**SET PROBLEM:**
Return every record below exactly as written, but leave out the pictures.

Records with drawing code
——

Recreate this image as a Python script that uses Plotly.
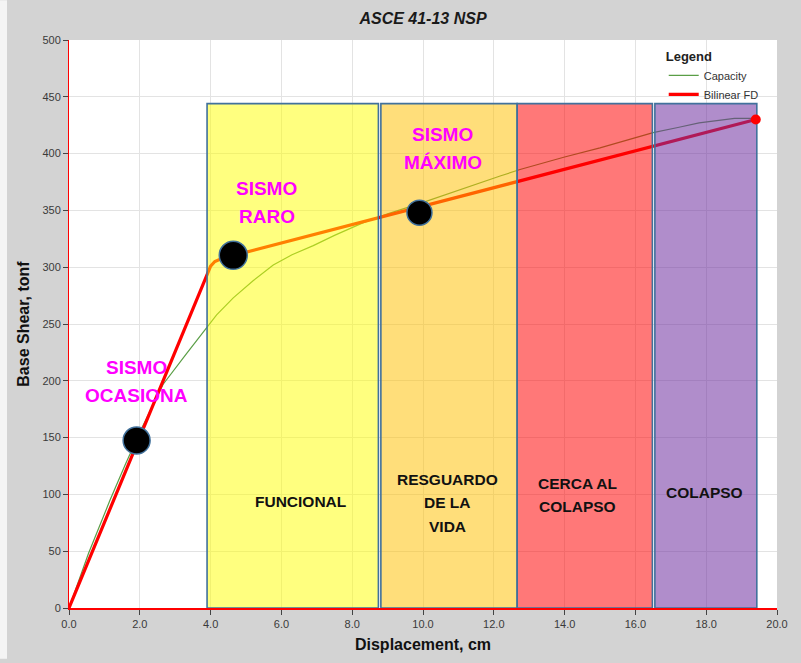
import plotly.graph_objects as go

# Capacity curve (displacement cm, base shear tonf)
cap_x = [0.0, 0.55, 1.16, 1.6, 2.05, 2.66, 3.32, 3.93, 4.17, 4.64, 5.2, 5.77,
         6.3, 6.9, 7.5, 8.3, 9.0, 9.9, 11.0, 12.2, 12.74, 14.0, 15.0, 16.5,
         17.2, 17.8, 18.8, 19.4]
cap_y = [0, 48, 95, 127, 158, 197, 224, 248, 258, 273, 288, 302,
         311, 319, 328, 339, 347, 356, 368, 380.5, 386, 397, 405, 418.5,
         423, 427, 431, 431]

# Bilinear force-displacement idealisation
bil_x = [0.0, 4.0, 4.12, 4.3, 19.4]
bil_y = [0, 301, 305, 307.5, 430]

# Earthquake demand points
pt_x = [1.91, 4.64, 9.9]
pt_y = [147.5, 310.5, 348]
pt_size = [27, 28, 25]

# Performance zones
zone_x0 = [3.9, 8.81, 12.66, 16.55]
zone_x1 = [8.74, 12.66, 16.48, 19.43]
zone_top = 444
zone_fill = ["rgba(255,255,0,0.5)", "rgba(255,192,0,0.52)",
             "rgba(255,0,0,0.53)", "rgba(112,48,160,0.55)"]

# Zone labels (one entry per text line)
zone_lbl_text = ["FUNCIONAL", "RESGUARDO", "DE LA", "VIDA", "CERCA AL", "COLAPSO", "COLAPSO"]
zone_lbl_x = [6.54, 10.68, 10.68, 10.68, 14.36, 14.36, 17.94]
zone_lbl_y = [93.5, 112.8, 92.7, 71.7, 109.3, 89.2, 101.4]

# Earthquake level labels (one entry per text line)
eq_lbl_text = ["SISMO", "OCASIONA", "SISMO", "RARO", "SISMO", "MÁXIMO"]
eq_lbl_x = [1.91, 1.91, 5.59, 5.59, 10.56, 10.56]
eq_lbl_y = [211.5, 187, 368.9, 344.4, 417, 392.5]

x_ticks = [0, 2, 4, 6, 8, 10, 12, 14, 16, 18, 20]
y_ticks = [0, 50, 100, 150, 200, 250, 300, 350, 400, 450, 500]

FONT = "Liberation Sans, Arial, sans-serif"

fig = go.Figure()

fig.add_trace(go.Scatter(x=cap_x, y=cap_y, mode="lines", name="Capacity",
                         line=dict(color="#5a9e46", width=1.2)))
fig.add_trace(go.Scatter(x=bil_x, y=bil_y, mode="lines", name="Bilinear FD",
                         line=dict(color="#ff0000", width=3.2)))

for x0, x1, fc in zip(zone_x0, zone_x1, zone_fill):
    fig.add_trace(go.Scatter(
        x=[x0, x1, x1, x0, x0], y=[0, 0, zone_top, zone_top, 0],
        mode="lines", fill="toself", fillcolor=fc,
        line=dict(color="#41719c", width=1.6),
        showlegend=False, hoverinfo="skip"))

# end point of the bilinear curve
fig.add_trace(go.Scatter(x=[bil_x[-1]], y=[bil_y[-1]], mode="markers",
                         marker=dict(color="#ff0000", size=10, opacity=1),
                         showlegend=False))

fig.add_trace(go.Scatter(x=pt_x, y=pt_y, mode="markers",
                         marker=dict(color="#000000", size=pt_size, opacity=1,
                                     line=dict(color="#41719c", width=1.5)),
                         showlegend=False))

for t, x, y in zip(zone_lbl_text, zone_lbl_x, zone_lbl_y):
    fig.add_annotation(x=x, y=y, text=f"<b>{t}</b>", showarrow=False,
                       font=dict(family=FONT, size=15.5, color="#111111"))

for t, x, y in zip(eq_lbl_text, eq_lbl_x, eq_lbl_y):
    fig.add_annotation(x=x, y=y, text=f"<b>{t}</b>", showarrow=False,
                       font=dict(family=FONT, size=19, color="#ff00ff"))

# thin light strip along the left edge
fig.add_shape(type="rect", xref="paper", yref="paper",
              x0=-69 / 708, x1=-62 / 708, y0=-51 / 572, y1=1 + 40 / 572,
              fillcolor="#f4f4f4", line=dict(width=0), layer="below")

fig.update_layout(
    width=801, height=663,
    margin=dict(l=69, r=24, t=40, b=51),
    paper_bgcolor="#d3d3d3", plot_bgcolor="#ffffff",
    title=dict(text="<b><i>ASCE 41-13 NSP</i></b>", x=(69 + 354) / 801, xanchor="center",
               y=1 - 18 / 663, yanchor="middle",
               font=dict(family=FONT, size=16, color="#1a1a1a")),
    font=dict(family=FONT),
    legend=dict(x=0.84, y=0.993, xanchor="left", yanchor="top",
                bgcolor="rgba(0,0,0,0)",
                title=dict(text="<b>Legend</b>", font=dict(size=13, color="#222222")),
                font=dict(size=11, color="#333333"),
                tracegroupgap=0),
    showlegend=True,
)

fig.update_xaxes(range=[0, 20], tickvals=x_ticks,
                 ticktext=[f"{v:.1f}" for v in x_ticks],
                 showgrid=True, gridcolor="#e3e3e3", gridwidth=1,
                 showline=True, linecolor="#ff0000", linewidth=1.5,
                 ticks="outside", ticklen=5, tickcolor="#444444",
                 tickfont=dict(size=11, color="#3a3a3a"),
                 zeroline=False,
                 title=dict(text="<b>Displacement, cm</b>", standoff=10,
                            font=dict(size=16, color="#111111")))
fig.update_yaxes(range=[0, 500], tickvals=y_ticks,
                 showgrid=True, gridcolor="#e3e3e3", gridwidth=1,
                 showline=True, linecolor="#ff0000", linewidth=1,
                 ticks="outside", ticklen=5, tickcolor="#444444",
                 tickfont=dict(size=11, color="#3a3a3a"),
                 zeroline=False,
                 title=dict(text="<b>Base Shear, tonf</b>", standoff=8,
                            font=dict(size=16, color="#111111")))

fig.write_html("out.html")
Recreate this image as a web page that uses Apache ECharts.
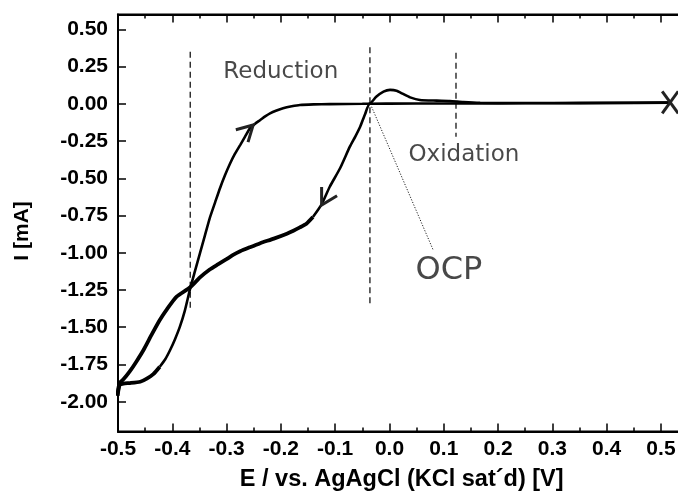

——

**RESULT OF THIS EXERCISE:**
Recreate this image as a Python script that uses Plotly.
import plotly.graph_objects as go

# Capacity curve (displacement cm, base shear tonf)
cap_x = [0.0, 0.55, 1.16, 1.6, 2.05, 2.66, 3.32, 3.93, 4.17, 4.64, 5.2, 5.77,
         6.3, 6.9, 7.5, 8.3, 9.0, 9.9, 11.0, 12.2, 12.74, 14.0, 15.0, 16.5,
         17.2, 17.8, 18.8, 19.4]
cap_y = [0, 48, 95, 127, 158, 197, 224, 248, 258, 273, 288, 302,
         311, 319, 328, 339, 347, 356, 368, 380.5, 386, 397, 405, 418.5,
         423, 427, 431, 431]

# Bilinear force-displacement idealisation
bil_x = [0.0, 4.0, 4.12, 4.3, 19.4]
bil_y = [0, 301, 305, 307.5, 430]

# Earthquake demand points
pt_x = [1.91, 4.64, 9.9]
pt_y = [147.5, 310.5, 348]
pt_size = [27, 28, 25]

# Performance zones
zone_x0 = [3.9, 8.81, 12.66, 16.55]
zone_x1 = [8.74, 12.66, 16.48, 19.43]
zone_top = 444
zone_fill = ["rgba(255,255,0,0.5)", "rgba(255,192,0,0.52)",
             "rgba(255,0,0,0.53)", "rgba(112,48,160,0.55)"]

# Zone labels (one entry per text line)
zone_lbl_text = ["FUNCIONAL", "RESGUARDO", "DE LA", "VIDA", "CERCA AL", "COLAPSO", "COLAPSO"]
zone_lbl_x = [6.54, 10.68, 10.68, 10.68, 14.36, 14.36, 17.94]
zone_lbl_y = [93.5, 112.8, 92.7, 71.7, 109.3, 89.2, 101.4]

# Earthquake level labels (one entry per text line)
eq_lbl_text = ["SISMO", "OCASIONA", "SISMO", "RARO", "SISMO", "MÁXIMO"]
eq_lbl_x = [1.91, 1.91, 5.59, 5.59, 10.56, 10.56]
eq_lbl_y = [211.5, 187, 368.9, 344.4, 417, 392.5]

x_ticks = [0, 2, 4, 6, 8, 10, 12, 14, 16, 18, 20]
y_ticks = [0, 50, 100, 150, 200, 250, 300, 350, 400, 450, 500]

FONT = "Liberation Sans, Arial, sans-serif"

fig = go.Figure()

fig.add_trace(go.Scatter(x=cap_x, y=cap_y, mode="lines", name="Capacity",
                         line=dict(color="#5a9e46", width=1.2)))
fig.add_trace(go.Scatter(x=bil_x, y=bil_y, mode="lines", name="Bilinear FD",
                         line=dict(color="#ff0000", width=3.2)))

for x0, x1, fc in zip(zone_x0, zone_x1, zone_fill):
    fig.add_trace(go.Scatter(
        x=[x0, x1, x1, x0, x0], y=[0, 0, zone_top, zone_top, 0],
        mode="lines", fill="toself", fillcolor=fc,
        line=dict(color="#41719c", width=1.6),
        showlegend=False, hoverinfo="skip"))

# end point of the bilinear curve
fig.add_trace(go.Scatter(x=[bil_x[-1]], y=[bil_y[-1]], mode="markers",
                         marker=dict(color="#ff0000", size=10, opacity=1),
                         showlegend=False))

fig.add_trace(go.Scatter(x=pt_x, y=pt_y, mode="markers",
                         marker=dict(color="#000000", size=pt_size, opacity=1,
                                     line=dict(color="#41719c", width=1.5)),
                         showlegend=False))

for t, x, y in zip(zone_lbl_text, zone_lbl_x, zone_lbl_y):
    fig.add_annotation(x=x, y=y, text=f"<b>{t}</b>", showarrow=False,
                       font=dict(family=FONT, size=15.5, color="#111111"))

for t, x, y in zip(eq_lbl_text, eq_lbl_x, eq_lbl_y):
    fig.add_annotation(x=x, y=y, text=f"<b>{t}</b>", showarrow=False,
                       font=dict(family=FONT, size=19, color="#ff00ff"))

# thin light strip along the left edge
fig.add_shape(type="rect", xref="paper", yref="paper",
              x0=-69 / 708, x1=-62 / 708, y0=-51 / 572, y1=1 + 40 / 572,
              fillcolor="#f4f4f4", line=dict(width=0), layer="below")

fig.update_layout(
    width=801, height=663,
    margin=dict(l=69, r=24, t=40, b=51),
    paper_bgcolor="#d3d3d3", plot_bgcolor="#ffffff",
    title=dict(text="<b><i>ASCE 41-13 NSP</i></b>", x=(69 + 354) / 801, xanchor="center",
               y=1 - 18 / 663, yanchor="middle",
               font=dict(family=FONT, size=16, color="#1a1a1a")),
    font=dict(family=FONT),
    legend=dict(x=0.84, y=0.993, xanchor="left", yanchor="top",
                bgcolor="rgba(0,0,0,0)",
                title=dict(text="<b>Legend</b>", font=dict(size=13, color="#222222")),
                font=dict(size=11, color="#333333"),
                tracegroupgap=0),
    showlegend=True,
)

fig.update_xaxes(range=[0, 20], tickvals=x_ticks,
                 ticktext=[f"{v:.1f}" for v in x_ticks],
                 showgrid=True, gridcolor="#e3e3e3", gridwidth=1,
                 showline=True, linecolor="#ff0000", linewidth=1.5,
                 ticks="outside", ticklen=5, tickcolor="#444444",
                 tickfont=dict(size=11, color="#3a3a3a"),
                 zeroline=False,
                 title=dict(text="<b>Displacement, cm</b>", standoff=10,
                            font=dict(size=16, color="#111111")))
fig.update_yaxes(range=[0, 500], tickvals=y_ticks,
                 showgrid=True, gridcolor="#e3e3e3", gridwidth=1,
                 showline=True, linecolor="#ff0000", linewidth=1,
                 ticks="outside", ticklen=5, tickcolor="#444444",
                 tickfont=dict(size=11, color="#3a3a3a"),
                 zeroline=False,
                 title=dict(text="<b>Base Shear, tonf</b>", standoff=8,
                            font=dict(size=16, color="#111111")))

fig.write_html("out.html")
Recreate this image as a web page that uses Apache ECharts.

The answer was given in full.